DUBLIN, Jan 25 (Reuters) - One of the main trade union's representing Ireland's police service on Friday pulled out of talks aimed at extending a key public sector pay agreement after failing to reach a deal to cut its pay bill.
Ireland's government started a new round of talks with unions this month to shrink a bloated pay bill by overhauling the so-called Croke Park agreement that has helped Dublin avoid the mass strikes seen in other struggling euro zone countries.
However the union representing middle-ranking police officers, who have warned they will protest if their pay is cut, said there was no way they could stomach the proposals to generate one billion euros ($1.3 billion) in savings across the sector.
"With the list of changes that was presented to us, there was no scope for agreement or a chink in the door to let light in," John Redmond, general secretary of the Association of Garda Sergeants and Inspectors (AGSI), told Ireland's Newstalk radio.
"It was choice of 'do you want to be shot with a handgun or a shotgun?' as far as we could see with the proposals put on the table."
The 2010 Croke Park agreement, which promised no cuts in basic pay in exchange for reform of working practices, is due to run until the end of this year but the government is now looking to hammer out a new deal within weeks.
Ireland's policing service is expected to contribute about 60 million euros of the 1 billion euros in savings which the government requires, the AGSI said. Its numbers are set to reduce this year as part of the cuts already agreed.
Redmond said his members were adamant that there could be no changes or adjustments to their existing conditions, including allowances for working unsociable hours and weekends.
Ireland's department of public expenditure, which is representing the government in the talks, said the departure of any union was disappointing, but it would mean they would give up the opportunity to shape the outcome on the talks.

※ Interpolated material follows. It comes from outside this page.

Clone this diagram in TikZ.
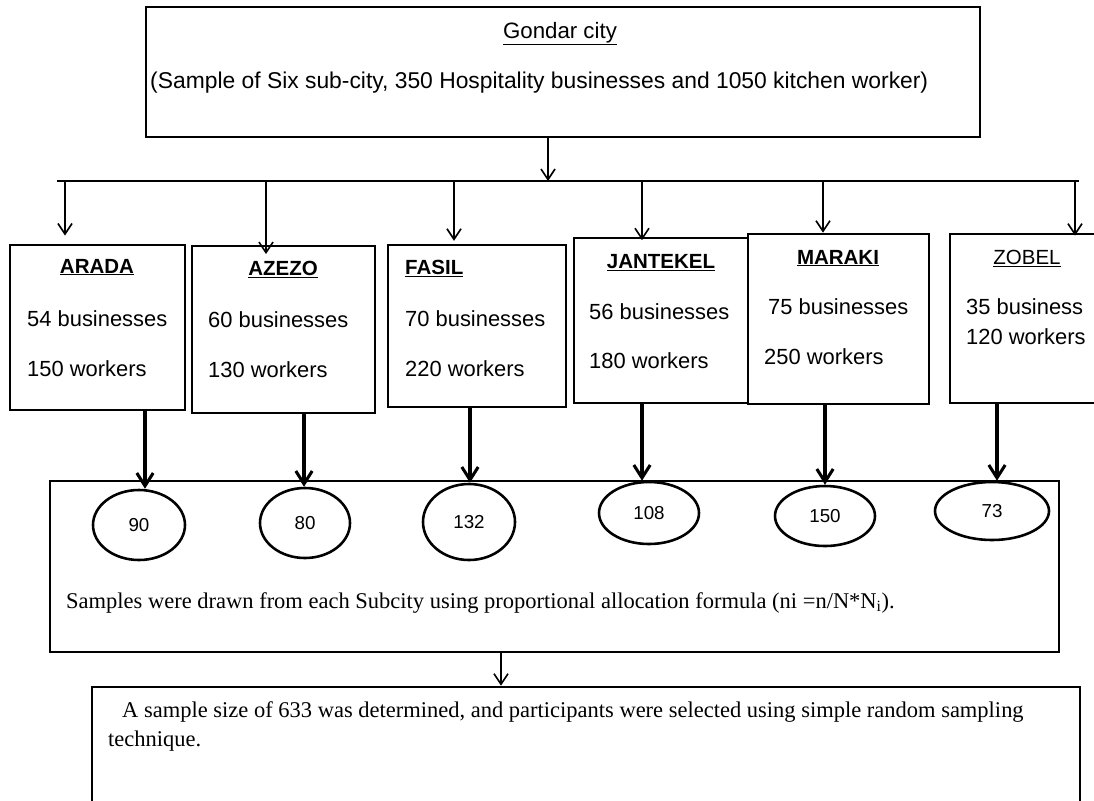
\documentclass[tikz,border=0pt]{standalone}
\usepackage{fontspec}
\setmainfont{Liberation Sans}
\newfontfamily\timesfont{Liberation Serif}
\usetikzlibrary{arrows.meta,positioning,fit,shapes.geometric}

\begin{document}
\begin{tikzpicture}[x=0.03cm,y=-0.03cm,
  >={Straight Barb[length=9pt,width=12pt]},
  box/.style={draw,line width=2.2pt,inner sep=0pt},
  oval/.style={draw,ellipse,line width=2.2pt,inner sep=0pt,font=\fontsize{16}{18}\selectfont},
  txt/.style={anchor=base west,inner sep=0pt,font=\fontsize{18.7}{22}\selectfont},
  ttl/.style={anchor=base,inner sep=0pt,font=\fontsize{17.5}{21}\selectfont},
  serif/.style={anchor=base west,inner sep=0pt,font=\timesfont\fontsize{19.2}{23}\selectfont},
  link/.style={->,line width=1.4pt},
  drop/.style={->,line width=2.6pt,>={Straight Barb[length=11pt,width=14pt]}}]
  \useasboundingbox (0,0) rectangle (1094,800);

  % City box
  \node[box,fit={(146,7)(980,137)}] (city) {};
  \node[ttl,font=\fontsize{19}{22}\selectfont] (cityname) at (560,38) {\underline{Gondar city}};
  \node[txt,font=\fontsize{19.5}{23}\selectfont] (citysample) at (150,88) {(Sample of Six sub-city, 350 Hospitality businesses and 1050 kitchen worker)};

  % Branch line
  \coordinate (busw) at (57,181);
  \coordinate (buse) at (1079,181);
  \draw[line width=2.4pt] (busw) -- (buse);
  \draw[link] (548,0 |- city.south) -- (548,0 |- busw);

  % Sub-city boxes
  \node[box,fit={(10,245)(185,410)}] (arada) {};
  \node[ttl] at (97,273) {\underline{\textbf{ARADA}}};
  \node[txt] at (27,326) {54 businesses};
  \node[txt] at (27,376) {150 workers};

  \node[box,fit={(192,246)(375,413)}] (azezo) {};
  \node[ttl] at (283,275) {\underline{\textbf{AZEZO}}};
  \node[txt] at (208,327) {60 businesses};
  \node[txt] at (208,377) {130 workers};

  \node[box,fit={(388,245)(566,407)}] (fasil) {};
  \node[txt,font=\fontsize{17.5}{21}\selectfont] at (405,274) {\underline{\textbf{FASIL}}};
  \node[txt] at (405,326) {70 businesses};
  \node[txt] at (405,376) {220 workers};

  \node[box,fit={(574,238)(748,403)}] (jantekel) {};
  \node[ttl] at (661,268) {\underline{\textbf{JANTEKEL}}};
  \node[txt] at (589,319) {56 businesses};
  \node[txt] at (589,368) {180 workers};

  \node[box,fit={(748,234)(929,404)}] (maraki) {};
  \node[ttl] at (838,264) {\underline{\textbf{MARAKI}}};
  \node[txt] at (768,314) {75 businesses};
  \node[txt] at (764,364) {250 workers};

  \node[box,fit={(950,234)(1100,403)}] (zobel) {};
  \node[ttl] at (1027,264) {\underline{ZOBEL}};
  \node[txt] at (966,314) {35 business};
  \node[txt] at (966,344) {120 workers};

  % Drops from the branch line
  \draw[link,shorten >=7pt] (65,0 |- busw) -- (65,0 |- arada.north);
  \draw[link,shorten >=-8pt] (266,0 |- busw) -- (266,0 |- azezo.north);
  \draw[link,shorten >=2.5pt] (454,0 |- busw) -- (454,0 |- fasil.north);
  \draw[link,shorten >=-3pt] (642,0 |- busw) -- (642,0 |- jantekel.north);
  \draw[link] (823,0 |- busw) -- (823,0 |- maraki.north);
  \draw[link,shorten >=-2.5pt] (1075,0 |- busw) -- (1075,0 |- zobel.north);

  % Allocation box with sample sizes
  \node[box,fit={(50,481)(1059,652)}] (alloc) {};
  \node[oval,minimum width=2.76cm,minimum height=2.1cm] (e1) at (139,525) {90};
  \node[oval,minimum width=2.7cm,minimum height=2.1cm] (e2) at (305,523) {80};
  \node[oval,minimum width=2.76cm,minimum height=2.28cm] (e3) at (469,522) {132};
  \node[oval,minimum width=3.0cm,minimum height=1.86cm] (e4) at (649,513) {108};
  \node[oval,minimum width=3.0cm,minimum height=1.8cm] (e5) at (825,516) {150};
  \node[oval,minimum width=3.42cm,minimum height=1.74cm] (e6) at (992,511) {73};
  \node[serif] (alloctext) at (66,608) {Samples were drawn from each Subcity using proportional allocation formula (ni =n/N*N\textsubscript{i}).};

  \draw[drop] (145,0 |- arada.south) -- (145,0 |- e1.north);
  \draw[drop] (304,0 |- azezo.south) -- (304,0 |- e2.north);
  \draw[drop] (470,0 |- fasil.south) -- (470,0 |- e3.north);
  \draw[drop] (642,0 |- jantekel.south) -- (642,0 |- e4.north);
  \draw[drop] (825,0 |- maraki.south) -- (825,0 |- e5.north);
  \draw[drop] (997,0 |- zobel.south) -- (997,0 |- e6.north);

  % Final sample box
  \node[box,fit={(92,687)(1080,815)}] (result) {};
  \draw[link] (501,0 |- alloc.south) -- (501,0 |- result.north);
  \node[serif] (resultline) at (122,717) {A sample size of 633 was determined, and participants were selected using simple random sampling};
  \node[serif] (resultend) at (108,746) {technique.};
\end{tikzpicture}
\end{document}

"All sides accepted when the invitation to discussions was issued and accepted, that a major challenge faces both sides to shape an acceptable outcome for public servants in each sector," a spokeswoman for the department said in a statement.
"The talks process will continue to see if that can be achieved."
While Ireland is the closest of the three countries bailed out in the euro zone's debt crisis to returning to normal private sector funding of its debts, the government is under pressure to cut public spending as it tries to reduce one of the biggest budget deficits in Europe.
Public servants saw their wages cut by an average of 15 percent before the deal was struck, six months before Ireland entered an EU/IMF bailout, and a hiring freeze has also seen the numbers employed in the sector fall by around 10 percent since 2008.